The below text is a transcript of the video

Hey there, John Hunter with REL. Here, so a question arises, and it’s how is it that subwoofers can produce so much dimensionality and spaciousness, particularly in high-quality two channel recordings, isn’t space sort of conveyed by the main speakers.

0:30

Of course, it is in part. The simple answer is this, space the amount of time that year brain mechanism requires to decode larger distances happen as a function of bass and it’s because the spaces themselves are tuned if you will to very, very long wavelengths. And that means very deep bass. So, for example, we were fortunate enough about six or seven years ago to tour Notre Dame in Paris

1:00

and just walking into that space. First of all, it’s just a little awe inspiring.
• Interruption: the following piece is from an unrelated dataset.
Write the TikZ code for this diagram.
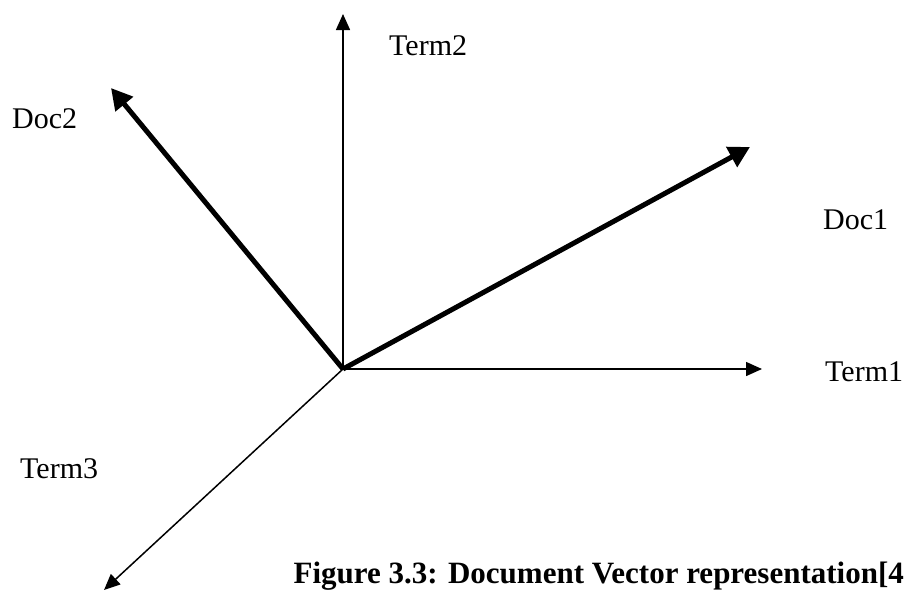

It just is. If you haven’t been there once it’s opened back up to the public, you have to go. You walk in and with your eyes closed, you can tell you’re walking into a vast physical space. Why? Because the ear brain is decoding. Just the sound of natural footsteps. You know, your boots on the ground send out a little mini concussion wave and it takes a certain amount of time to hit the ceiling, the walls, those beautiful stained glass windows, and return to your ears.

1:30

That time is your brain going, oh wow that was like 1.2 seconds. This is a really, really big space I’m in. Right? Deep bass produces extremely long wavelengths. I forget the exact number, but I believe a 32 Hertz note is somewhere in the 46-foot range. That’s roughly 15 meters.

2:00

The amount of time it takes sound to travel 15 meters, 46 feet, and return to your ears is measurable. It’s decodable. Your brain can tell the difference between that and something that happened very quickly. There’s another part of it. So I’m going to get REL specific here. The way that we connect seamlessly with the main speakers is unique.

2:30

Not that other people aren’t trying to do high level now, but we have all kinds of copycats trying to pile in, but the way that we do it is unique, and what it allows the ear to do and the brain to do is relax. When you get it right, and that requires crossing over significantly below the main speaker in order to have really a truly flat passover between main speakers and REL. When you do that right and you have a subwoofer going down, perhaps in the low twenties or in case of some of our big ones well below 20, it conveys a completely seamless, natural three-dimensional stage.

3:00

You’re not aware of the location. So many theater-based subs it’s two speakers and a sub there are 2 speakers during their business and occasionally there’s a sound over there and your eye ear go, right there’s the sub. If you, do it properly with a REL it’s impossible to decode the location of it. It just transforms your main speakers into truly full range devices. And again, it’s that full range which we experience in everything we do naturally outside of listening to music.

3:30

On a recorded basis when you hear it done properly and you are able to get very close to 20 hertz, all of a sudden space is what opens up. And it’s not just space because when you have that deep bass foundation underneath, you get complete restoration of all of the harmonics all the way up the next nine octaves. You just get these beautiful mathematically, correct. Because it’s grounded, you get this beautiful set of rising harmonics that just restore it to the way your brain knows it happens in real life but can’t when the speaker is truncated. Great question. Thank you.